Wild Bear Bee Farm has more than 60 hives at seven locations from Aspen to Emma, but these tens of thousands of bees are picky about their neighborhood. The honey produced in Snowmass Village tastes different than the honey from Emma, thanks to varying flora and fauna.
Outside of Carbondale, Sustainable Settings is located on a 244-acre ranch in the Crystal River Valley underneath Mount Sopris. Sustainable Settings is a biodynamic ranch that appreciates the presence of its buzzing residents. Co-founder and Executive Director Brook LeVan says that their bees are like an organ, functioning as a part of the larger body that is Sustainable Settings. The ranch has nine working hives, with one set planted in the vegetable garden and the other near pasture land. The bees pollinate produce on the ranch—“We are humble hosts to them here and hold their well-being above any products we might enjoy from them,” says LeVan—and the property is used for a broader mission to educate the public about regenerative agriculture and whole-systems land stewardship.

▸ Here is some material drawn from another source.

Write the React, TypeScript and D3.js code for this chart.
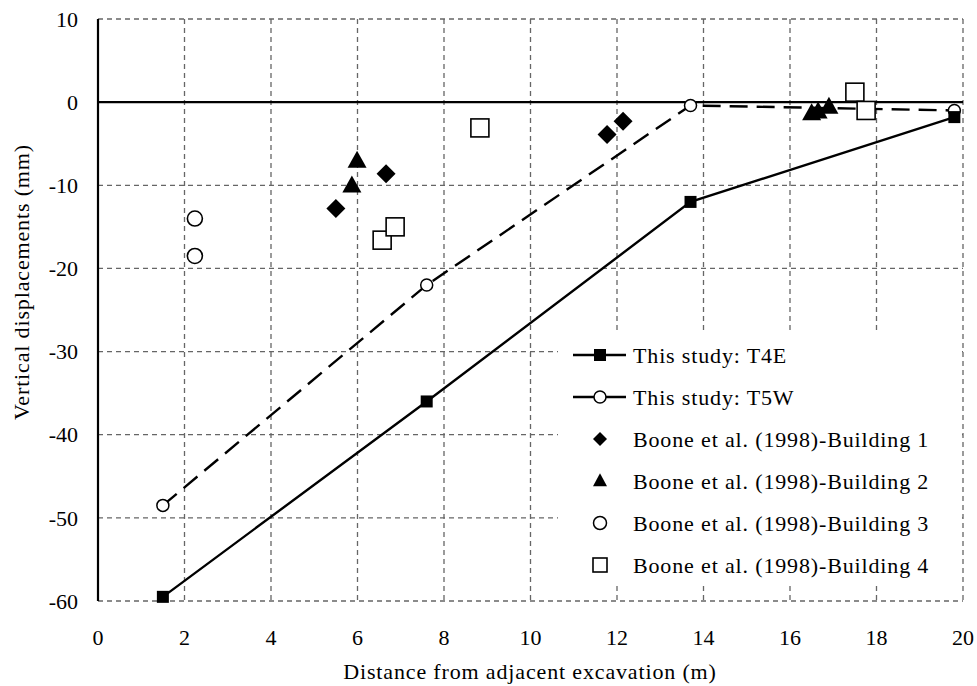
import React from 'react';
import * as d3 from 'd3';

const xTicks = [0, 2, 4, 6, 8, 10, 12, 14, 16, 18, 20];
const yTicks = [10, 0, -10, -20, -30, -40, -50, -60];

const t4eX = [1.5, 7.6, 13.7, 19.8];
const t4eY = [-59.5, -36, -12, -1.8];
const t5wX = [1.5, 7.6, 13.7, 19.8];
const t5wY = [-48.5, -22, -0.4, -1];

const b1X = [5.5, 6.66, 11.77, 12.14];
const b1Y = [-12.8, -8.6, -3.9, -2.3];
const b2X = [5.99, 5.87, 16.5, 16.65, 16.9];
const b2Y = [-7.2, -10.2, -1.5, -1.3, -0.7];
const b3X = [2.24, 2.24];
const b3Y = [-14, -18.5];
const b4X = [8.83, 6.57, 6.87, 17.5, 17.76];
const b4Y = [-3.1, -16.6, -15, 1.2, -1.0];

const legendLabels = [
  'This study: T4E',
  'This study: T5W',
  'Boone et al. (1998)-Building 1',
  'Boone et al. (1998)-Building 2',
  'Boone et al. (1998)-Building 3',
  'Boone et al. (1998)-Building 4',
];

const W = 977;
const H = 686;
const txt = { fontFamily: "'Liberation Serif', 'Times New Roman', serif" };
const label = { ...txt, letterSpacing: '0.85px' };

const Diamond = ({ x, y, r = 9.5 }: { x: number; y: number; r?: number }) => (
  <path d={`M${x},${y - r}L${x + r},${y}L${x},${y + r}L${x - r},${y}Z`} fill="#000" />
);
const Triangle = ({ x, y, w = 19, h = 17 }: { x: number; y: number; w?: number; h?: number }) => (
  <path d={`M${x},${y - (2 * h) / 3}L${x + w / 2},${y + h / 3}L${x - w / 2},${y + h / 3}Z`} fill="#000" />
);
const OpenSquare = ({ x, y, s = 18 }: { x: number; y: number; s?: number }) => (
  <rect x={x - s / 2} y={y - s / 2} width={s} height={s} fill="#fff" stroke="#000" strokeWidth={1.6} />
);

export default function App() {
  const x = d3.scaleLinear().domain([0, 20]).range([98, 963]);
  const y = d3.scaleLinear().domain([10, -60]).range([19, 601]);

  const line = d3.line<[number, number]>().x(d => x(d[0])).y(d => y(d[1]));
  const t4e = t4eX.map((v, i) => [v, t4eY[i]] as [number, number]);
  const t5w = t5wX.map((v, i) => [v, t5wY[i]] as [number, number]);

  const legX = 558;
  const legY = 330;
  const rowY = (i: number) => 355 + i * 42;

  return (
    <div style={{ position: 'absolute', left: 0, top: 0 }}>
      <svg width={W} height={H} style={{ display: 'block', background: '#fff' }}>
        {/* grid */}
        {xTicks.slice(1).map(t => (
          <line key={'gx' + t} x1={x(t)} x2={x(t)} y1={y(10)} y2={y(-60)}
            stroke="#666" strokeWidth={1.3} strokeDasharray="5,4" />
        ))}
        {yTicks.filter(t => t !== 0).map(t => (
          <line key={'gy' + t} x1={x(0)} x2={x(20)} y1={y(t)} y2={y(t)}
            stroke="#666" strokeWidth={1.3} strokeDasharray="5,4" />
        ))}
        {/* zero line and y axis */}
        <line x1={x(0)} x2={x(20)} y1={y(0)} y2={y(0)} stroke="#000" strokeWidth={2.2} />
        <line x1={x(0)} x2={x(0)} y1={y(10)} y2={y(-60)} stroke="#000" strokeWidth={2.2} />

        {/* tick labels */}
        {yTicks.map(t => (
          <text key={'ty' + t} style={txt} x={78} y={y(t)} dy="0.35em" textAnchor="end" fontSize={22}>{t}</text>
        ))}
        {xTicks.map(t => (
          <text key={'tx' + t} style={txt} x={x(t)} y={645} textAnchor="middle" fontSize={22}>{t}</text>
        ))}
        <text style={label} x={530} y={679} textAnchor="middle" fontSize={22}>Distance from adjacent excavation (m)</text>
        <text style={label} transform="translate(29,282) rotate(-90)" textAnchor="middle" fontSize={22}>Vertical displacements (mm)</text>

        {/* series lines */}
        <path d={line(t5w) || ''} fill="none" stroke="#000" strokeWidth={2.4} strokeDasharray="18,9" />
        <path d={line(t4e) || ''} fill="none" stroke="#000" strokeWidth={2.4} />

        {/* Boone markers */}
        {b3X.map((v, i) => (
          <circle key={'b3' + i} cx={x(v)} cy={y(b3Y[i])} r={7.5} fill="#fff" stroke="#000" strokeWidth={1.6} />
        ))}
        {b4X.map((v, i) => (
          <OpenSquare key={'b4' + i} x={x(v)} y={y(b4Y[i])} />
        ))}
        {b1X.map((v, i) => (
          <Diamond key={'b1' + i} x={x(v)} y={y(b1Y[i])} />
        ))}
        {b2X.map((v, i) => (
          <Triangle key={'b2' + i} x={x(v)} y={y(b2Y[i])} />
        ))}

        {/* study markers */}
        {t5w.map((d, i) => (
          <circle key={'t5' + i} cx={x(d[0])} cy={y(d[1])} r={6} fill="#fff" stroke="#000" strokeWidth={1.5} />
        ))}
        {t4e.map((d, i) => (
          <rect key={'t4' + i} x={x(d[0]) - 6} y={y(d[1]) - 6} width={12} height={12} fill="#000" />
        ))}

        {/* legend */}
        <rect x={legX} y={legY} width={402} height={256} fill="#fff" />
        <line x1={573} x2={626} y1={rowY(0)} y2={rowY(0)} stroke="#000" strokeWidth={2.4} />
        <rect x={594} y={rowY(0) - 6} width={12} height={12} fill="#000" />
        <line x1={573} x2={626} y1={rowY(1)} y2={rowY(1)} stroke="#000" strokeWidth={2.4} />
        <circle cx={600} cy={rowY(1)} r={6} fill="#fff" stroke="#000" strokeWidth={1.5} />
        <Diamond x={600} y={rowY(2)} r={7} />
        <Triangle x={600} y={rowY(3) + 1} w={14} h={13} />
        <circle cx={600} cy={rowY(4)} r={6.5} fill="#fff" stroke="#000" strokeWidth={1.5} />
        <OpenSquare x={600} y={rowY(5)} s={14} />
        {legendLabels.map((l, i) => (
          <text key={l} style={label} x={633} y={rowY(i)} dy="0.35em" fontSize={22}>{l}</text>
        ))}
      </svg>
    </div>
  );
}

When looking for a honey fix, local options abound. In Aspen, Meat & Cheese Restaurant and Farm Shop, Roxy’s Market, Emporium and Flying Circus and JÜS Aspen all offer a variety of local raw honey. In Snowmass, Grain Fine Food and Snowmass General Store & Deli continue the collection, as well as Spa of the Rockies in Glenwood Springs. Sustainable Settings also has a limited selection, so get it before it buzzes off the shelves.